5. Enfin, les premiers juges, qui n'étaient pas tenus de motiver les raisons pour lesquelles ils ne sursoyaient pas à statuer, ont suffisamment motivé leur jugement sur ce point.

6. En second lieu, une erreur des premiers juges sur la dévolution de la charge de la preuve est sans incidence sur la régularité du jugement et serait uniquement susceptible d'en affecter le bien-fondé.

Sur la régularité de la procédure :

7. En application de l'article L. 76 B du livre des procédures fiscales, il incombe à l'administration, quelle que soit la procédure d'imposition mise en oeuvre, et au plus tard avant la mise en recouvrement, d'informer le contribuable, dont elle envisage soit de rehausser soit d'arrêter d'office les bases d'imposition, de l'origine et de la teneur des renseignements obtenus auprès de tiers qu'elle a utilisés pour fonder les impositions, avec une précision suffisante pour permettre à l'intéressé de demander que les documents qui contiennent ces renseignements soient mis à sa disposition avant la mise en recouvrement des impositions qui en procèdent.

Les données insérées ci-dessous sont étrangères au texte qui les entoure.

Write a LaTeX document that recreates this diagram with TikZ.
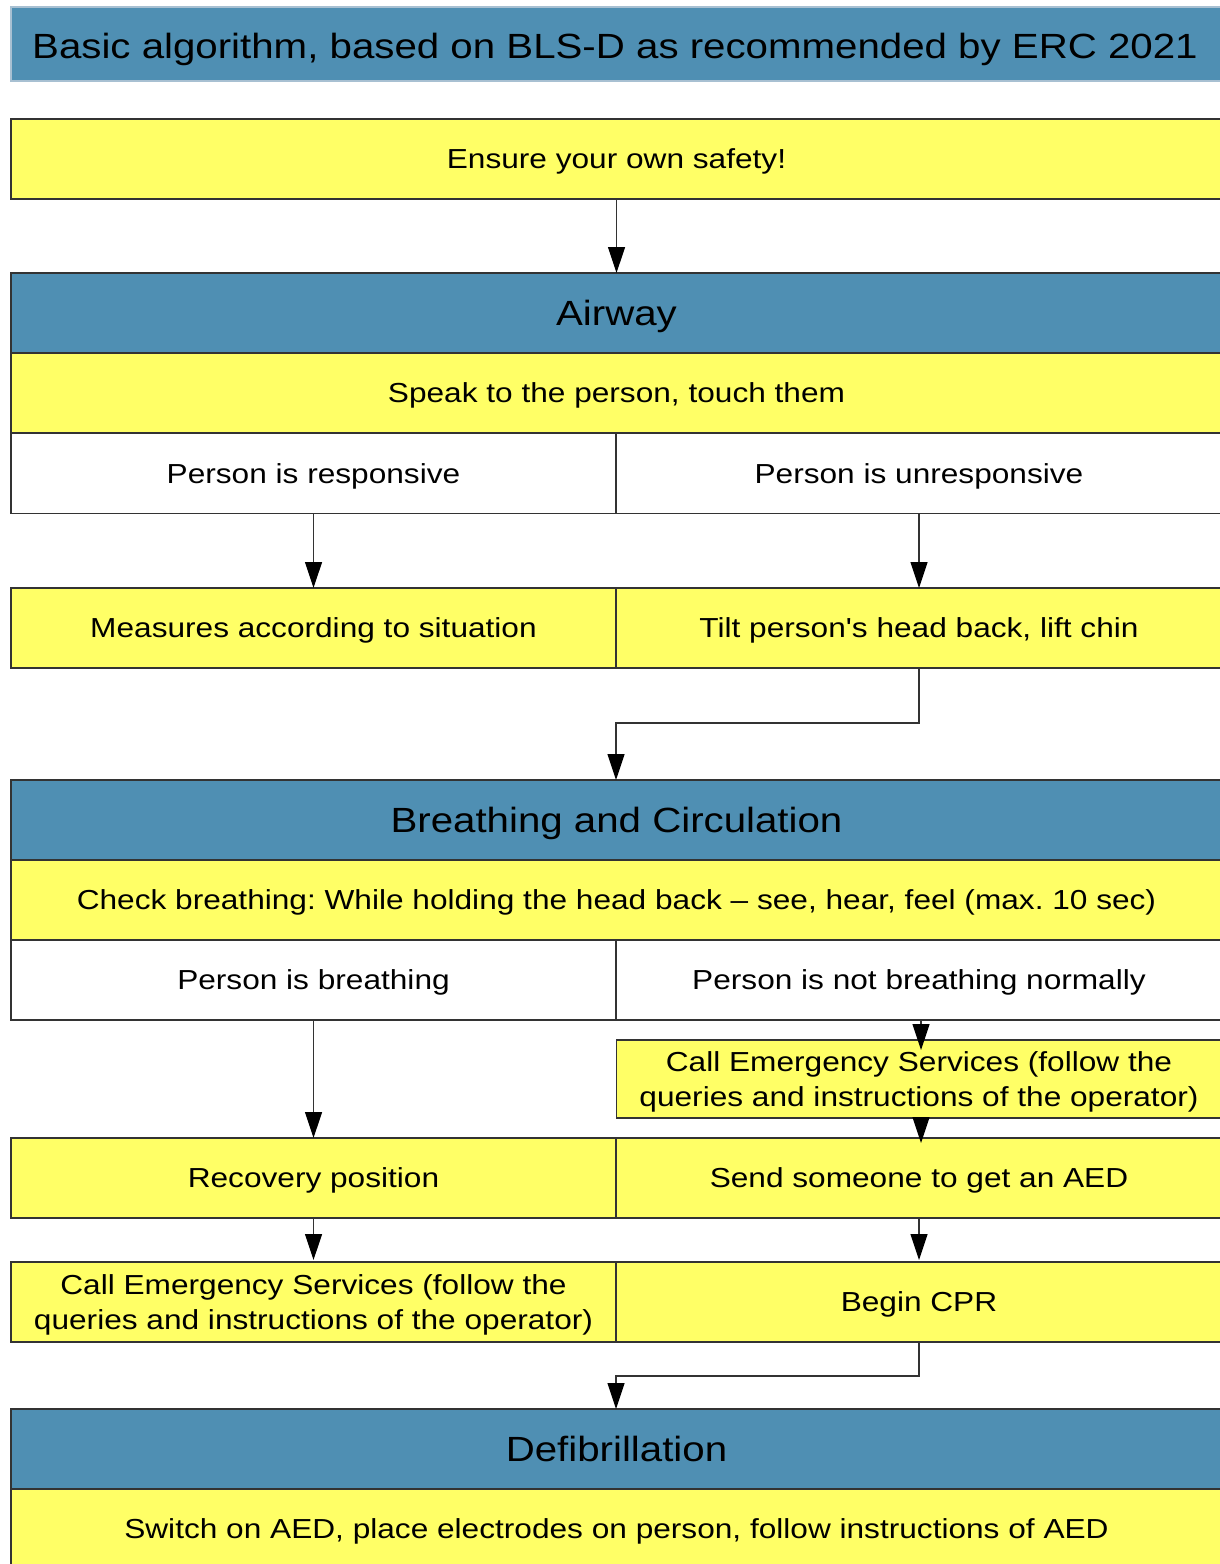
\documentclass[tikz,border=0pt]{standalone}
\usepackage{fontspec}
\setmainfont[FakeStretch=1.15, Ligatures=TeXOff]{Liberation Sans}
\usetikzlibrary{arrows.meta}
\definecolor{hdrblue}{HTML}{4F8FB3}
\definecolor{boxyellow}{HTML}{FFFF66}
\definecolor{edgegray}{HTML}{333333}
\definecolor{titleedge}{HTML}{A8C0D2}
\tikzset{
  base/.style={draw=edgegray, line width=1.2pt, inner sep=0pt, outer sep=0pt, align=center, text=black, text depth=0pt},
  fullw/.style={minimum width=1211pt},
  halfw/.style={minimum width=605pt},
  yel/.style={base, fill=boxyellow, minimum height=80pt, font=\fontsize{27.5}{35}\selectfont},
  wht/.style={base, fill=white, minimum height=80pt, font=\fontsize{27.5}{35}\selectfont},
  hdr/.style={base, fill=hdrblue, minimum height=80pt, font=\fontsize{35}{40}\selectfont},
  conn/.style={draw=edgegray, line width=1.2pt, -{Triangle[length=26pt,width=17pt,color=black]}},
}
\frenchspacing
\begin{document}
\frenchspacing
\begin{tikzpicture}[x=1pt,y=-1pt]
\useasboundingbox (0,0) rectangle (1220,1564);
\fill[white] (0,0) rectangle (1220,1564);
% title
\node[base, draw=titleedge, fill=hdrblue, fullw, minimum height=74pt] (title) at (616.5,44) {};
\node[text=black, font=\fontsize{35}{40}\selectfont, inner sep=0pt, text depth=0pt] (titletext) at (615,46) {Basic algorithm, based on BLS-D as recommended by ERC 2021};
% boxes
\node[yel, fullw] (ensure) at (616.5,159) {Ensure your own safety!};
\node[hdr, fullw] (airway) at (616.5,313) {Airway};
\node[yel, fullw] (speak) at (616.5,393) {Speak to the person, touch them};
\node[wht, halfw] (resp) at (313.5,473.5) {Person is responsive};
\node[wht, halfw] (unresp) at (919,473.5) {Person is unresponsive};
\node[yel, halfw] (measures) at (313.5,628) {Measures according to situation};
\node[yel, halfw] (tilt) at (919,628) {Tilt person's head back, lift chin};
\node[hdr, fullw] (bc) at (616.5,820) {Breathing and Circulation};
\node[yel, fullw] (check) at (616.5,900) {Check breathing: While holding the head back – see, hear, feel (max. 10 sec)};
\node[wht, halfw] (breath) at (313.5,980) {Person is breathing};
\node[wht, halfw] (nobreath) at (919,980) {Person is not breathing normally};
\node[yel, halfw, minimum height=78pt] (callr) at (919,1079) {Call Emergency Services (follow the\\queries and instructions of the operator)};
\node[yel, halfw] (recov) at (313.5,1178) {Recovery position};
\node[yel, halfw] (send) at (919,1178) {Send someone to get an AED};
\node[yel, halfw] (calll) at (313.5,1302) {Call Emergency Services (follow the\\queries and instructions of the operator)};
\node[yel, halfw] (cpr) at (919,1302) {Begin CPR};
\node[hdr, fullw] (defib) at (616.5,1449) {Defibrillation};
\node[yel, fullw] (aed) at (616.5,1529) {Switch on AED, place electrodes on person, follow instructions of AED};
% connectors
\coordinate (t1) at (919,723);
\coordinate (t2) at (616,723);
\coordinate (c1) at (919,1376);
\coordinate (c2) at (616,1376);
\draw[conn] (ensure.south) -- (airway.north);
\draw[conn] (resp.south) -- (measures.north);
\draw[conn] (unresp.south) -- (tilt.north);
\draw[conn] (tilt.south) -- (t1) -- (t2) -- (t2 |- bc.north);
\draw[conn] (breath.south) -- (recov.north);
\draw[conn, shorten >=-10pt] ([xshift=2pt]nobreath.south) -- ([xshift=2pt]callr.north);
\draw[conn, shorten >=-5pt] ([xshift=2pt]callr.south) -- ([xshift=2pt]send.north);
\draw[conn, shorten >=2pt] (send.south) -- (cpr.north);
\draw[conn, shorten >=2pt] (recov.south) -- (calll.north);
\draw[conn] (cpr.south) -- (c1) -- (c2) -- (c2 |- defib.north);
\end{tikzpicture}
\end{document}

Cette obligation s'impose à l'administration pour les seuls renseignements effectivement utilisés pour fonder les rectifications.

8. La proposition de rectification du 13 mai 2013 adressée aux requérants mentionne que l'exercice du droit de communication auprès de la société Electricité de France (EDF) a permis d'établir que les centrales photovoltaïques acquises par la société Sun Hedios 121 dans laquelle les requérants avaient investi, n'étaient pas reliées au réseau le 31 décembre 2010, que le dossier de demande de raccordement n'avait pas été déposé à cette même date et que la certification par le comité national de la sécurité des usagers de l'électricité (Consuel) de l'achèvement et de l'état de fonctionnement des installations n'était pas satisfaite. Pour ces motifs l'administration a indiqué remettre en cause la réduction d'impôt demandée par M. et MmeD.... L'administration a annexé les documents obtenus auprès d'EDF à la proposition de rectification.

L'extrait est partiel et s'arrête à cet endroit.